→ **Figure scripts**
........

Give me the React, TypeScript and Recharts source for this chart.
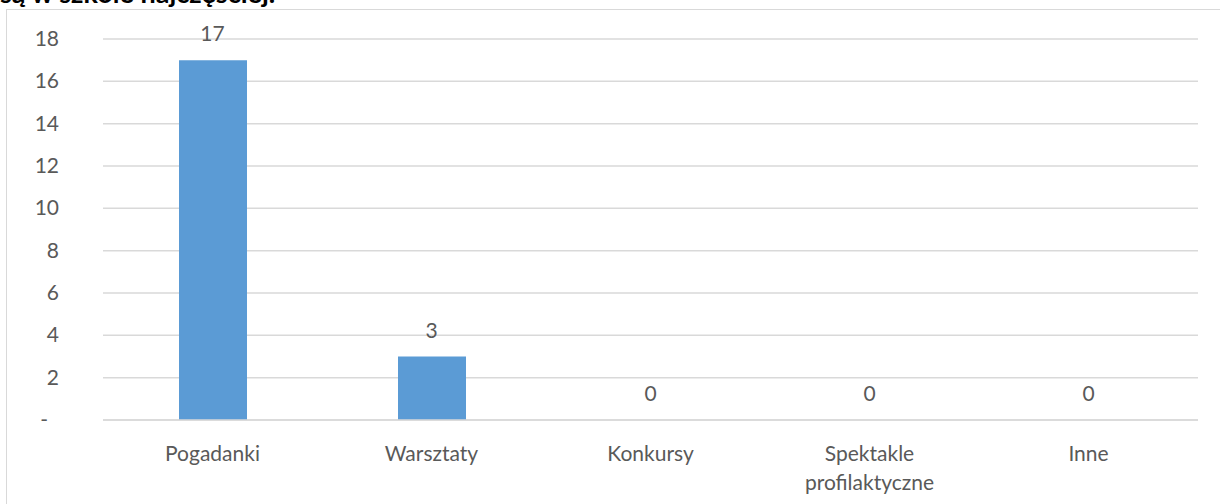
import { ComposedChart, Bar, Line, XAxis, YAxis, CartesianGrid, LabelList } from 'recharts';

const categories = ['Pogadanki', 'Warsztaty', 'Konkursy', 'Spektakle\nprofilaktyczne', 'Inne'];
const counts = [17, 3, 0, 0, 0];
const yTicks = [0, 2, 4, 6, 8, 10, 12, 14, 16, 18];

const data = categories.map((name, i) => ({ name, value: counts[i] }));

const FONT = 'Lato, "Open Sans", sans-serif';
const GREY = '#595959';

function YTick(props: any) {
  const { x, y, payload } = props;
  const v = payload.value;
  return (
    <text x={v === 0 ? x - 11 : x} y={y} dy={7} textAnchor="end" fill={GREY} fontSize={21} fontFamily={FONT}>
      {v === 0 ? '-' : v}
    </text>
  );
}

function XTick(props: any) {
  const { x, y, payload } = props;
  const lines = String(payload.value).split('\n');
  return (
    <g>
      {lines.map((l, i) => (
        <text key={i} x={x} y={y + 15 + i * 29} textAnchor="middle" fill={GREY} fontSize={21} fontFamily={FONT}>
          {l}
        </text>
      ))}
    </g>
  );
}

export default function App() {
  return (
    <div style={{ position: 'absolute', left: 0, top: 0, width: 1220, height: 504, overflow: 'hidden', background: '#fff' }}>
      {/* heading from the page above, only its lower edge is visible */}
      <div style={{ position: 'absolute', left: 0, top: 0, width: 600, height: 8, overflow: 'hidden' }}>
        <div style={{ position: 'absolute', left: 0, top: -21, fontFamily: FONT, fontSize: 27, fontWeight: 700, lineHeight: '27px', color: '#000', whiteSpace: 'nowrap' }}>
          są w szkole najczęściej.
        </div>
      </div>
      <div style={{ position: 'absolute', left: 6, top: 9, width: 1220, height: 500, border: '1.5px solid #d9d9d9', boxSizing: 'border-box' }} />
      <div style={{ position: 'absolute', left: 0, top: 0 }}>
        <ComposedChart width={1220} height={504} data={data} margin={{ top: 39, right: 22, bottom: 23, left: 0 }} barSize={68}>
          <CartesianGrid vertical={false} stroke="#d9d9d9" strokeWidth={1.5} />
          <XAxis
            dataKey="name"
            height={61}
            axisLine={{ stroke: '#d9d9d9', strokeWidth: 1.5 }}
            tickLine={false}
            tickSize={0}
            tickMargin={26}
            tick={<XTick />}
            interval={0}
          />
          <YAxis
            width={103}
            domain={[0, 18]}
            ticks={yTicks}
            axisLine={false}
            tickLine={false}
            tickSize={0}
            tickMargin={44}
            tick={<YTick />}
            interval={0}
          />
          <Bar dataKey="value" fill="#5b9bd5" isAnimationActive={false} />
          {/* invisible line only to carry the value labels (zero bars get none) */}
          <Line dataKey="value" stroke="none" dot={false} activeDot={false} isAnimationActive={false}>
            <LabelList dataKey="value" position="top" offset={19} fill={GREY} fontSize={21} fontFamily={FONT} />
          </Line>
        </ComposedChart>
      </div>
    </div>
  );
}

........

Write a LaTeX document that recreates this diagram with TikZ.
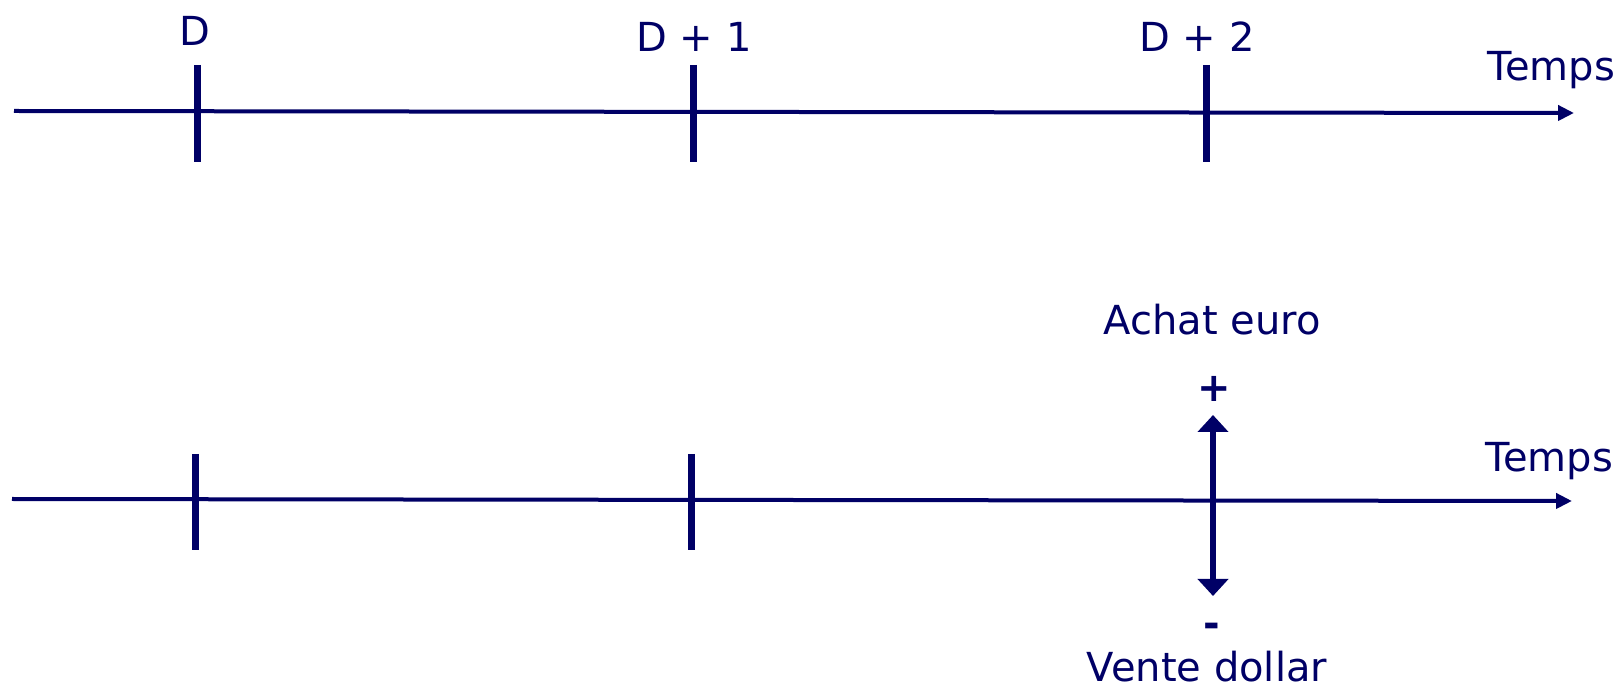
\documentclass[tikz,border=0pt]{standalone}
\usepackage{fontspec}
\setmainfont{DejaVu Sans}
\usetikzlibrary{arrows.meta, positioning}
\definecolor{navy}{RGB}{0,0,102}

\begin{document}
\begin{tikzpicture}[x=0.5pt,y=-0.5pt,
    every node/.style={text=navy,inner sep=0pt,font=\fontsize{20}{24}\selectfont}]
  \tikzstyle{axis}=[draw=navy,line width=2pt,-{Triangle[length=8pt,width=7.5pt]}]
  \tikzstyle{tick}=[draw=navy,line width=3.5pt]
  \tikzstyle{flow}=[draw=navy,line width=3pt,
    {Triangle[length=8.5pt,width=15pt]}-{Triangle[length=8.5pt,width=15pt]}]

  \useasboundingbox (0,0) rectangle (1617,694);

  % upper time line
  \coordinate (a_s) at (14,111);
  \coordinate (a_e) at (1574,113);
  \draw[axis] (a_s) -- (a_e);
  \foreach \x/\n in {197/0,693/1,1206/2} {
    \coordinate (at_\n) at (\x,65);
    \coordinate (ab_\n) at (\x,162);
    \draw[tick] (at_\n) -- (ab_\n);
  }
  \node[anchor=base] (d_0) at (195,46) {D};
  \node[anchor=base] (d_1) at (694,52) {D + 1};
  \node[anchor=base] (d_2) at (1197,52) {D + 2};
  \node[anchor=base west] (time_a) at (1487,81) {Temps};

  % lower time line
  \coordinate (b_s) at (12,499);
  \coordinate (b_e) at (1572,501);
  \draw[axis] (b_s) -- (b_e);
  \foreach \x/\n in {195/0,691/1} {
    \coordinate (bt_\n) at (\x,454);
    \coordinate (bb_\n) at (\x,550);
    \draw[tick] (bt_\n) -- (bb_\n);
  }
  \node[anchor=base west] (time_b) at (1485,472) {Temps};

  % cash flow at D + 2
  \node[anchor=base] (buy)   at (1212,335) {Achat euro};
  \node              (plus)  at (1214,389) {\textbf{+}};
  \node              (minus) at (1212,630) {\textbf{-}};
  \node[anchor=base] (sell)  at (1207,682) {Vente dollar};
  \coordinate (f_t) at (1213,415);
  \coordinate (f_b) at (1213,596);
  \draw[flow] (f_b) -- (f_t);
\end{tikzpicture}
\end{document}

........

→ **Short exercise**
Only the lines between the line with "Write a LaTeX" and the line with "(0,0) rectangle (1617,694);", inclusive, should be reproduced, exactly as written and without pictures.

→ **Result for this exercise**
Write a LaTeX document that recreates this diagram with TikZ.
\documentclass[tikz,border=0pt]{standalone}
\usepackage{fontspec}
\setmainfont{DejaVu Sans}
\usetikzlibrary{arrows.meta, positioning}
\definecolor{navy}{RGB}{0,0,102}

\begin{document}
\begin{tikzpicture}[x=0.5pt,y=-0.5pt,
    every node/.style={text=navy,inner sep=0pt,font=\fontsize{20}{24}\selectfont}]
  \tikzstyle{axis}=[draw=navy,line width=2pt,-{Triangle[length=8pt,width=7.5pt]}]
  \tikzstyle{tick}=[draw=navy,line width=3.5pt]
  \tikzstyle{flow}=[draw=navy,line width=3pt,
    {Triangle[length=8.5pt,width=15pt]}-{Triangle[length=8.5pt,width=15pt]}]

  \useasboundingbox (0,0) rectangle (1617,694);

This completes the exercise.